Corruption: FIFA ‘mafia’ depicted in new Amazon Prime satire

Former Fifa president Sepp Blatter. [AFP]

Fans yearning for return of professional football have spent months rewatching classic matches, obsessing over “contact training” schedules and adopting teams from far-flung leagues that play in empty stadiums.

Amazon Prime’s new series “El Presidente,” out today, provides a much-needed football fix -- but its witheringly satirical take on the 2015 “Fifagate” corruption scandal may leave supporters questioning whether the return of the beautiful game is a good thing after all.

“It was crazy what was going on, no?” said series creator and writer Armando Bo. 

“Not just Fifa... the corruption scandal was so huge, the FBI wanted to show they were the good guys... Everyone wanted to be part of it. So many hands on this super huge business.”

The $150 million bribery scandal that rocked the football world with the arrests of dozens of football executives -- many of them Latin American -- culminated in the downfall of Fifa boss Sepp Blatter.

“El Presidente” tells the story through the eyes of Sergio Jadue, a young Chilean who improbably rose from the front office of a humble local club to the vice presidency of CONMEBOL, South American football’s governing body.

Filmed mainly in Spanish with subtitles, its depiction of a naive but ambitious character getting swept up in an international criminal world of bribery, fraud and even violence is reminiscent of Netflix’s hit drama “Narcos.”

“I guess it’s different, football and drugs -- for me, the big challenge was there’s not so much blood,” joked Bo, who won an Oscar for co-writing 2014’s black comedy “Birdman.”

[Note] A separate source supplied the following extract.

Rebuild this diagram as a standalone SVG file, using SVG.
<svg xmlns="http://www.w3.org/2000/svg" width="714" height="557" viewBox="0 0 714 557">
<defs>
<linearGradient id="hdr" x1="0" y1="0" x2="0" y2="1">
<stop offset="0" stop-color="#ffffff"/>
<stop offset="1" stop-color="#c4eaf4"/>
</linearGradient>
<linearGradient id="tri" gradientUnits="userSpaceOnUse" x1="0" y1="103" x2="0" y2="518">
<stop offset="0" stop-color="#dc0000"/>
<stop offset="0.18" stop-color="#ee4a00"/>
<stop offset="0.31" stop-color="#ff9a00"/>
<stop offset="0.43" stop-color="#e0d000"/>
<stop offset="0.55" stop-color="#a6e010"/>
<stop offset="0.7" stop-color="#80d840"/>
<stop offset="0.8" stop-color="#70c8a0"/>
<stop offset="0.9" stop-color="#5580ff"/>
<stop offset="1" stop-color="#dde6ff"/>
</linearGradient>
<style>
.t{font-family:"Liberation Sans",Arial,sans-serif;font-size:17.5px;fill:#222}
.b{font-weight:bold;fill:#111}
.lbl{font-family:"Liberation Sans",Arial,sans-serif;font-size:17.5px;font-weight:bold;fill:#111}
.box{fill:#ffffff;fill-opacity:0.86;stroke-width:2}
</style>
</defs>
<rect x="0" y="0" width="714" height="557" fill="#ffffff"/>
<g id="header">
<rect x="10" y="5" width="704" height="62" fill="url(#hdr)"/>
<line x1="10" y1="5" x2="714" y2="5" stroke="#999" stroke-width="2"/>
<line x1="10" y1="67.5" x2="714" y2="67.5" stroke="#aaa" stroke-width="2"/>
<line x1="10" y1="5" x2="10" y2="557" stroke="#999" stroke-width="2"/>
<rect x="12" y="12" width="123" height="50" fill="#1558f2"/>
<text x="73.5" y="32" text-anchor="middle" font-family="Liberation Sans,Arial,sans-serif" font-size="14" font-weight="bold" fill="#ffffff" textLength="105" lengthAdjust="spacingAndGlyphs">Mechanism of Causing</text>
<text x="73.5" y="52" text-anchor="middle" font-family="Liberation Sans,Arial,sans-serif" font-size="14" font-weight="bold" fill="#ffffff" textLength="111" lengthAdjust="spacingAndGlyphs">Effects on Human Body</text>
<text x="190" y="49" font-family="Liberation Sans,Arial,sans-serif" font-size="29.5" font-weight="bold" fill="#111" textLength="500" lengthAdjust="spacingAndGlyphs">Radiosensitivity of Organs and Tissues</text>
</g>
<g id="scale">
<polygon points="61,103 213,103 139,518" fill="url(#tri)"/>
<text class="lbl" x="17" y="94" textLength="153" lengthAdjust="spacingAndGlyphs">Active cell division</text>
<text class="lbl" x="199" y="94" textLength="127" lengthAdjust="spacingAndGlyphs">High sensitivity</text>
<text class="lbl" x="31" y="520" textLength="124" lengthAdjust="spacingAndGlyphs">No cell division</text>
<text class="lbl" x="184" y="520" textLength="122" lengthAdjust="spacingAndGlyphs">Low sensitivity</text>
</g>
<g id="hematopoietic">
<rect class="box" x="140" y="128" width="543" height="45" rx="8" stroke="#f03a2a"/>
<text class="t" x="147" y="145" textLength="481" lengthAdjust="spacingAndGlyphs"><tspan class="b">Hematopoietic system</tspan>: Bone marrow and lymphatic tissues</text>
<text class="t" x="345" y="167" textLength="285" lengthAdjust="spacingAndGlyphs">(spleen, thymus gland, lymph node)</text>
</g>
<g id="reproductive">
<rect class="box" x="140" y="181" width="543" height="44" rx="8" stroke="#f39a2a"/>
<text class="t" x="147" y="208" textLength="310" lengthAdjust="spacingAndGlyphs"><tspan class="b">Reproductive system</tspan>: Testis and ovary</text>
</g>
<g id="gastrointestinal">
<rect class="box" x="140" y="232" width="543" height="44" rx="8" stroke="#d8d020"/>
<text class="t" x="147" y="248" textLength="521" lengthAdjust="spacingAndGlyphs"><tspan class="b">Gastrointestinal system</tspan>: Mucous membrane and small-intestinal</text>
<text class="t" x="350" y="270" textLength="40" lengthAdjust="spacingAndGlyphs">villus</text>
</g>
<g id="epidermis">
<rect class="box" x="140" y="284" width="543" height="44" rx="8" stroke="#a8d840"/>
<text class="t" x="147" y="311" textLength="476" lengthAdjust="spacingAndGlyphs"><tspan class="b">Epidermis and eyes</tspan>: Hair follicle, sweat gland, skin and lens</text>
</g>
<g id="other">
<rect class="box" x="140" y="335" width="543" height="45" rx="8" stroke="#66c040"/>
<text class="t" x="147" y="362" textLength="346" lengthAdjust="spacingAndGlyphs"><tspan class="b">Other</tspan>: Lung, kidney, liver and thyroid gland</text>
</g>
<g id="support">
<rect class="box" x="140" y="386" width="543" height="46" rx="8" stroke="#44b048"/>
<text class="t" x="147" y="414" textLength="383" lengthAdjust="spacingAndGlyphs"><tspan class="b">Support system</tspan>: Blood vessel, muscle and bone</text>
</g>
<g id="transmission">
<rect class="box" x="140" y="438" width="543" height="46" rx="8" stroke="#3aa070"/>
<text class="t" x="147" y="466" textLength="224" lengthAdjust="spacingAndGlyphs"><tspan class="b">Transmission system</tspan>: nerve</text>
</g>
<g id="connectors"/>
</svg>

“This kind of mafia is more difficult. In ‘Narcos,’ you can just kill everyone and that’s it. It’s real. Here, people didn’t die -- not too many.”

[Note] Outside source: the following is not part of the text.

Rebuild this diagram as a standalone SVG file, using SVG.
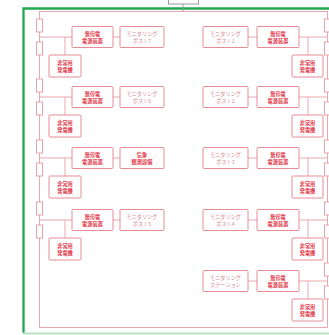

Amazon will hope “El Presidente” -- co-produced by Gaumont, the same French firm behind “Narcos” -- enjoys the same global appeal.

Hopping between countries and following a US undercover agent who tracked Jadue and his co-conspirators, the series is “really local but also really meaningful in every country,” said Bo. “And it’s an era when subtitles are allowed, no?”